One of the truly great aspects of golf remains the game’s honesty. Pitchers throw spit balls. Basketball players flop. Boxers plaster their wraps. And their sports welcome them back. Vijay Singh marked a “4” where he should have marked “5,” and three decades later some still treat him as though a pariah. The PGA of America’s impeachment of Bishop for using an analogy that conjures up an experiential image from everyone who reads it instructs us that little girls respond to discomfort with quiet stoicism instead of emotional outbursts. This petty B.S. isn’t very golf. It’s miniature golf.
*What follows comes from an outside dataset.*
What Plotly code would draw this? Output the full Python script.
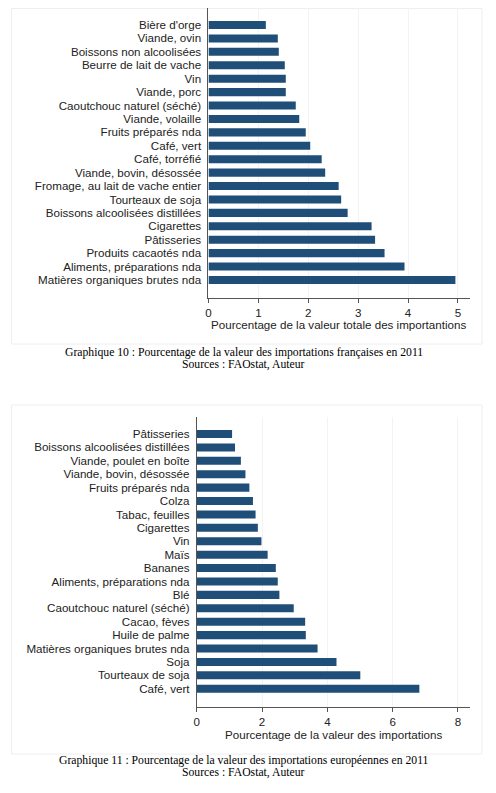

“The PGA of America understands the enormous responsibility it has to lead this great game and to enrich lives in our society through golf,” PGA Chief Executive Officer Pete Bevacqua maintained in a statement. “We must demand of ourselves that we make golf both welcoming and inclusive to all who want to experience it, and everyone at the PGA of America must lead by example.”

Blah, Blah, Blah, Blah, Blah, Blah, Blah. 

So ban The Four Seasons’s “Big Girls Don’t Cry” from the airwaves. Take back Arnold Schwarzenegger’s Mr. Universe trophies for imitating his Saturday Night Live imitators by dismissing critics as “girlie men.” Bowdlerize “hysterical” from Webster’s dictionary.

Big Brother may be watching. Big Sister is listening.